■ WRITTEN REQUEST: Set down, exactly as written, the lines from the top of the data to the line that holds "import plotly.graph_objects as go", and omit the pictures.

■ SUPPLIED MATERIAL:

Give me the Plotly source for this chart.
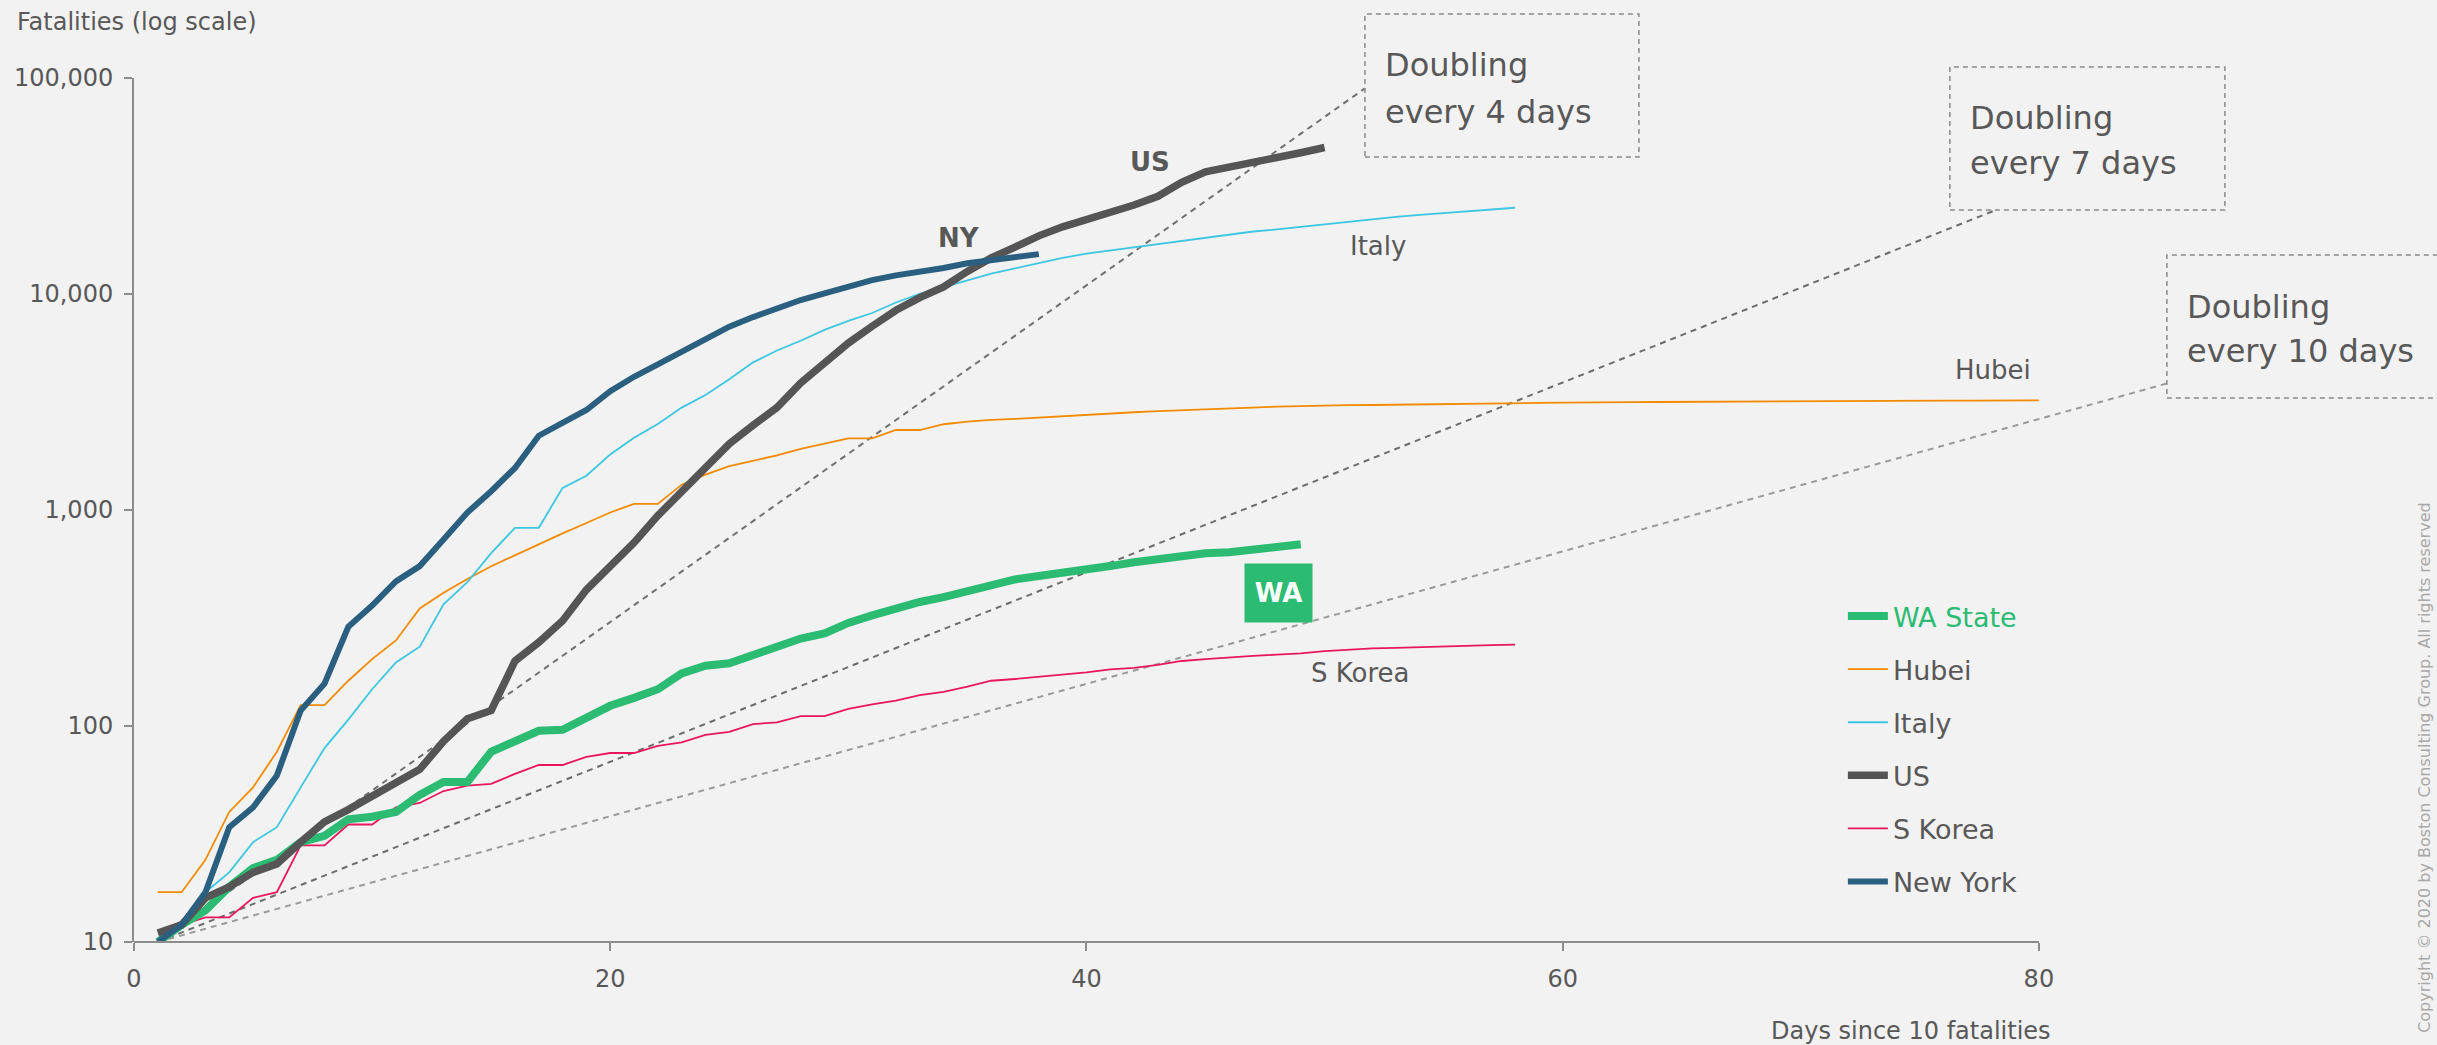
import plotly.graph_objects as go

# ---------------- data ----------------
wa_state = [10, 12, 14, 18, 22, 24, 29, 31, 37, 38, 40, 48, 55, 55, 76, 85, 95, 96, 110, 124,
            135, 148, 175, 190, 195, 212, 229, 254, 268, 300, 325, 350, 375, 395, 420, 450,
            477, 495, 510, 527, 550, 573, 592, 610, 631, 637, 655, 675, 694]
hubei = [17, 17, 24, 40, 52, 76, 125, 125, 162, 204, 249, 350, 414, 479, 549, 618, 699, 780,
         871, 974, 1068, 1068, 1310, 1457, 1596, 1696, 1789, 1921, 2029, 2144, 2144, 2346,
         2346, 2495, 2563, 2615, 2641, 2682, 2727, 2761, 2803, 2835, 2871, 2902, 2931, 2959,
         2986, 3008, 3024, 3046, 3056, 3062, 3075, 3085, 3099, 3111, 3122, 3130, 3133, 3139,
         3153, 3153, 3160, 3163, 3169, 3174, 3177, 3182, 3186, 3187, 3193, 3199, 3203, 3207,
         3210, 3212, 3212, 3213, 3215, 3216]
italy = [10, 12, 17, 21, 29, 34, 52, 79, 107, 148, 197, 233, 366, 463, 631, 827, 827, 1266,
         1441, 1809, 2158, 2503, 2978, 3405, 4032, 4825, 5476, 6077, 6820, 7503, 8165, 9134,
         10023, 10779, 11591, 12428, 13155, 13915, 14681, 15362, 15887, 16523, 17127, 17669,
         18279, 18849, 19468, 19899, 20465, 21067, 21645, 22170, 22745, 23227, 23660, 24114,
         24648, 25085]
us = [11, 12, 16, 18, 21, 23, 29, 36, 41, 47, 55, 63, 85, 108, 118, 200, 244, 307, 427, 552,
      706, 942, 1209, 1581, 2026, 2467, 2978, 3873, 4757, 5926, 7087, 8407, 9619, 10783, 12722,
      14695, 16478, 18586, 20463, 22020, 23529, 25832, 28326, 32916, 36773, 38664, 40661,
      42094, 45063, 47659]
s_korea = [10, 12, 13, 13, 16, 17, 28, 28, 35, 35, 42, 44, 50, 53, 54, 60, 66, 66, 72, 75, 75,
           81, 84, 91, 94, 102, 104, 111, 111, 120, 126, 131, 139, 144, 152, 162, 165, 169, 174,
           177, 183, 186, 192, 200, 204, 208, 211, 214, 217, 222, 225, 229, 230, 232, 234, 236,
           237, 238]
new_york = [10, 12, 17, 34, 42, 59, 118, 157, 288, 361, 467, 550, 731, 973, 1222, 1566, 2208,
            2522, 2904, 3550, 4137, 4725, 5410, 6235, 7058, 7820, 8630, 9380, 10060, 10800,
            11600, 12200, 12600, 13200, 13870, 14400, 14850, 15300]

# doubling reference lines (end points)
dbl4_days, dbl4_vals = [1, 51.7], [10, 89600]
dbl7_days, dbl7_vals = [1, 78.2], [10, 24500]
dbl10_days, dbl10_vals = [1, 85.4], [10, 3860]

x_tick_vals = [0, 20, 40, 60, 80]
y_tick_vals = [10, 100, 1000, 10000, 100000]
y_tick_text = ["10", "100", "1,000", "10,000", "100,000"]


def days(series):
    return list(range(1, len(series) + 1))


# ---------------- layout geometry (pixels) ----------------
FIG_W, FIG_H = 2437, 1045
L, TOP, BOT = 134, 78, 942
PX_PER_DAY = (2039 - 134) / 80
X_MAX = 90
R_EDGE = L + X_MAX * PX_PER_DAY
PW, PH = R_EDGE - L, BOT - TOP


def px(x):
    return (x - L) / PW


def py(y):
    return (BOT - y) / PH


FONT = "DejaVu Sans"
TXT = "#585858"
AX = "#8c8c8c"

fig = go.Figure()

for dx, dy, col in [(dbl4_days, dbl4_vals, "#707070"),
                    (dbl7_days, dbl7_vals, "#6c6c6c"),
                    (dbl10_days, dbl10_vals, "#9a9a9a")]:
    fig.add_trace(go.Scatter(x=dx, y=dy, mode="lines", showlegend=False, hoverinfo="skip",
                             line=dict(color=col, width=2, dash="6px,5px")))

series = [
    ("Hubei", hubei, "#f28a00", 1.8, 2),
    ("Italy", italy, "#3cc6e0", 1.8, 3),
    ("S Korea", s_korea, "#e8175d", 1.8, 5),
    ("<span style='color:#2bbb72'>WA State</span>", wa_state, "#2bbb72", 8, 1),
    ("US", us, "#555555", 7.5, 4),
    ("New York", new_york, "#2a5f80", 6, 6),
]
for name, vals, col, w, rank in series:
    fig.add_trace(go.Scatter(x=days(vals), y=vals, mode="lines", name=name,
                             legendgroup=str(rank), legendrank=rank,
                             line=dict(color=col, width=w)))

shapes = [
    dict(type="line", xref="x", yref="paper", x0=0, x1=80, y0=0, y1=0,
         line=dict(color=AX, width=2)),
]
for x0, y0, x1, y1 in [(1365, 14, 1639, 157), (1950, 67, 2225, 210), (2167, 255, 2447, 398)]:
    shapes.append(dict(type="rect", xref="paper", yref="paper",
                       x0=px(x0), x1=px(x1), y0=py(y1), y1=py(y0),
                       line=dict(color="#8a8a8a", width=1.5, dash="5px,4px")))

annotations = []


def ann(text, x, y, size, xanchor="center", yanchor="middle", color=TXT, **kw):
    annotations.append(dict(text=text, x=px(x), y=py(y), xref="paper", yref="paper",
                            xanchor=xanchor, yanchor=yanchor, showarrow=False,
                            font=dict(family=FONT, size=size, color=color), **kw))


ann("Fatalities (log scale)", 15, 22, 24, xanchor="left")
ann("Days since 10 fatalities", 2053, 1031, 24, xanchor="right")
for left, y1, y2, label in [(1383, 65, 112, "every 4 days"),
                            (1968, 118, 163, "every 7 days"),
                            (2185, 307, 351, "every 10 days")]:
    ann("Doubling", left, y1, 32, xanchor="left")
    ann(label, left, y2, 32, xanchor="left")
ann("<b>NY</b>", 959, 238, 26)
ann("<b>US</b>", 1150, 162, 26)
ann("Italy", 1378, 246, 26)
ann("Hubei", 1993, 370, 26)
ann("S Korea", 1360, 673, 26)
ann("<b>WA</b>", 1278.5, 593, 26, color="white", bgcolor="#2bbb72", width=65, height=56)
ann("Copyright © 2020 by Boston Consulting Group. All rights reserved", 2436, 500, 16,
    xanchor="right", yanchor="top", color="#a8a8a8", textangle=-90)

fig.update_layout(
    width=FIG_W, height=FIG_H, autosize=False,
    margin=dict(l=L, r=FIG_W - R_EDGE, t=TOP, b=FIG_H - BOT, pad=0),
    paper_bgcolor="#f2f2f2", plot_bgcolor="#f2f2f2",
    font=dict(family=FONT, size=24, color=TXT),
    xaxis=dict(range=[0, X_MAX], tickvals=x_tick_vals, ticks="outside", ticklen=8,
               tickwidth=1.5, tickcolor=AX, showgrid=False, zeroline=False, showline=False,
               tickfont=dict(size=24, color=TXT), ticklabelstandoff=7),
    yaxis=dict(type="log", range=[1, 5], tickvals=y_tick_vals, ticktext=y_tick_text,
               ticks="outside", ticklen=8, tickwidth=1.5, tickcolor=AX, showgrid=False,
               zeroline=False, showline=True, linecolor=AX, linewidth=2,
               tickfont=dict(size=24, color=TXT), ticklabelstandoff=6),
    legend=dict(x=px(1843), y=py(592), xanchor="left", yanchor="top",
                bgcolor="rgba(0,0,0,0)", font=dict(family=FONT, size=27, color=TXT),
                tracegroupgap=15, itemwidth=40),
    shapes=shapes,
    annotations=annotations,
    showlegend=True,
)

fig.write_html("out.html")
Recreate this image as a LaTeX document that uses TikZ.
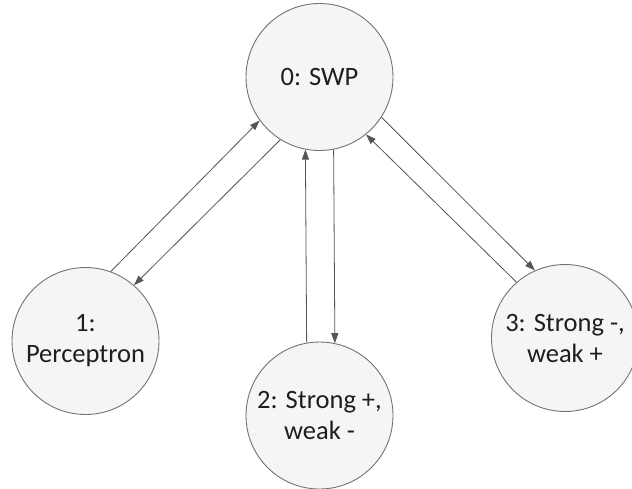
\documentclass[tikz,border=0pt]{standalone}
\usepackage{fontspec}
\setmainfont{Carlito}
\usetikzlibrary{arrows.meta}
\definecolor{edgegray}{RGB}{115,115,115}
\definecolor{fillgray}{RGB}{245,245,245}
\definecolor{txt}{RGB}{30,30,30}
\definecolor{arrgray}{RGB}{85,85,85}
\tikzset{
  state/.style={circle, draw=edgegray, line width=0.9pt, fill=fillgray,
    minimum size=147pt, inner sep=0pt, align=center, text=txt,
    font=\fontsize{26.5}{31}\selectfont},
  link/.style={draw=arrgray, line width=0.8pt,
    -{Triangle[length=10pt,width=7pt]}}
}
\begin{document}
\begin{tikzpicture}[x=1pt,y=-1pt]
\clip (0,0) rectangle (632,488);
\fill[white] (0,0) rectangle (632,488);
\node[state] (n0) at (319.5,77) {0: SWP};
\node[state] (n1) at (85.5,341) {1:\\Perceptron};
\node[state] (n2) at (319.5,415.5) {2: Strong +,\\weak -};
\node[state] (n3) at (565,338) {3: Strong -,\\weak +};
\draw[link] (n1.70.5) -- (n0.216);
\draw[link] (n0.238.6) -- (n1.49);
\draw[link] (n2.100.6) -- (n0.259.4);
\draw[link] (n0.281.4) -- (n2.78.6);
\draw[link] (n3.131.9) -- (n0.309);
\draw[link] (n0.327.1) -- (n3.114.5);
\end{tikzpicture}
\end{document}
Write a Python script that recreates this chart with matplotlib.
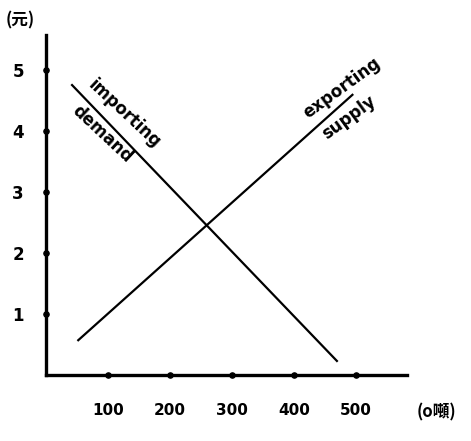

■ ANSWER BELOW:
Give me the Plotly source for this chart.
import plotly.graph_objects as go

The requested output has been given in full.